A new tool published by IREC, Charging Ahead: An Energy Storage Guide for State Policymakers provides regulators and other decision makers with specific guidance on key issues for policy consideration, including foundational policies for advanced energy storage—a new generation of technologies characterized by flexible operating capabilities and diverse applications.

The characteristics that make energy storage so valuable and attractive also make it challenging to address in policy and regulatory contexts.

Despite its game-changing potential to transform the electricity system, energy storage is vastly underutilized in the U.S. electricity sector. Its deployment remains hampered by the current features of regional, state and federal regulatory frameworks, traditional utility planning and decision-making paradigms, electricity markets, and aspects of the technology itself.

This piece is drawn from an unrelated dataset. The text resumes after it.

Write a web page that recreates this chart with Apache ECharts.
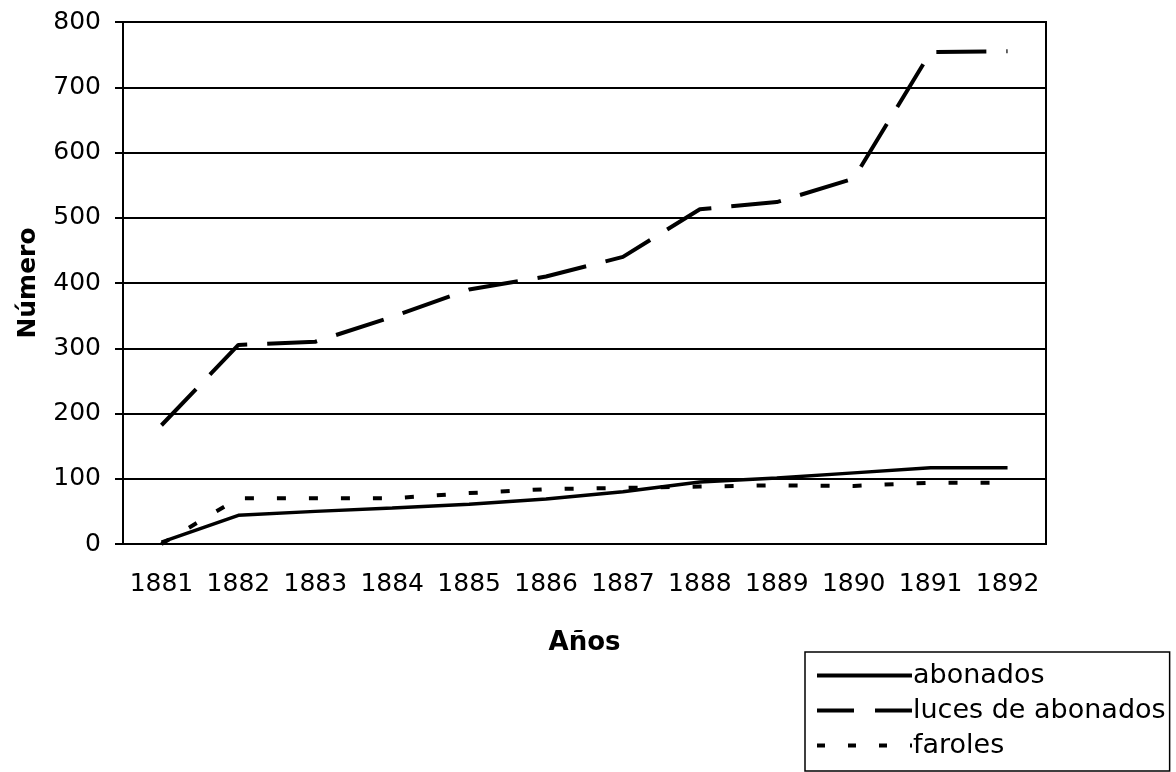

To date, state policymakers and electric system stakeholders have largely navigated energy storage issues without the benefit of a roadmap to inform key regulatory and policy pathways for widespread deployment.

Charging Ahead aims to address that gap by providing an in-depth discussion of the most urgent actions to take in order to enable viable energy storage markets that effectively empower states to take advantage of the full suite of advanced energy storage capabilities. The guide identifies four foundational policy actions states should consider taking:

  1. Clarify How Energy Storage Systems are Classified to Enable Shared Ownership and Operation Functions in Restructured Markets
  2. Require Proactive Consideration of Energy Storage in Utility Planning Effort
  3. Create Mechanisms to Capture the Full Value Stream of Storage Services
  4. Ensure Fair, Streamlined, and Cost Effective Grid Access for Energy Storage System

In addition to these foundational policies, the report provides background on energy storage applications, analyzes regulatory actions states are currently taking, and also puts some context around the valuation of energy storage.

Energy storage systems provide a flexible solution to serve energy needs and address existing and emerging challenges on the grid. Integrating energy storage strategically across the electricity system results in more efficient utilization of other grid resources, defers or supplants more costly upgrades or investments in traditional infrastructure, and increases the range of operational capabilities for the entire electric system. Advanced energy storage technologies have matured rapidly in recent years and installations are quickly accelerating across the U.S.

“Deploying energy storage at scale and optimizing its benefits will require innovative and forward-thinking policies to integrate it into existing electric system operations and state regulatory frameworks,” explains IREC Regulatory Director Sara Baldwin Auck. “With more storage being deployed and leading states gaining more experience, foundational policy actions and informative lessons learned are emerging. With this fact-based navigational tool and resource guide in hand, more states can begin to charge ahead on a course to build a robust framework that includes energy storage in their respective markets.”

The guide was released at the Energy Storage Association’s 27th Annual Conference and Expo in Denver, CO, which focuses on shaping the future of the U.S. energy storage market. “IREC’s comprehensive policy guide gives decision makers a clear pathway for the continued expansion of energy storage,” said ESA Executive Director Matt Roberts. “Charging Ahead provides expert guidance, best practices from leading states, and demonstrable outcomes and strategies that are leveraging energy storage to create a more flexible, sustainable and affordable electric network.”

An Executive Summary of the guide is also available.

Guide co-author Sky Stanfield, an attorney at Shute, Mihaly & Weinberger, LLP who represents IREC in storage proceedings, unveiled the guide on a featured panel at the conference.

“As IREC works in numerous diverse states across the country, we consistently observe that while the market players are ready to act, the regulatory structure is not keeping up with them. This guide is intended to alter that paradigm and encourage states to proactively adopt policy and regulatory solutions that address energy storage barriers more holistically and help set a glide path for the widespread integration of energy storage technologies on the grid,” says Stanfield.

Recognizing that policymakers and regulators often face limitations on time and resources, the guide provides state policymakers and regulators with systematic, foundational information on advanced energy storage – a one-stop-shop reference.

“State leadership and innovation on landmark energy policy issues, including energy storage and its more robust integration on the grid, will help expedite and optimize the electricity sector transformation already underway,” says IREC President/CEO Larry Sherwood. “By proactively integrating energy storage technologies into today’s policy and regulatory decisions, states can lead the charge to enhance the cost-effectiveness, reliability, quality and functionality of the energy sector.”

“Beyond taking proactive steps on storage, continued policy leadership will ensure identified challenges are met with innovative, yet practical solutions that set the stage for market growth,” says IREC’s Sherwood.

Auck adds: “While policy and regulatory frameworks are the foundation upon which future growth will be built, peer-to-peer sharing among states and leveraging the wealth of information gleaned to date from pilot projects and active programs will ensure that replication of successful approaches occur more swiftly.”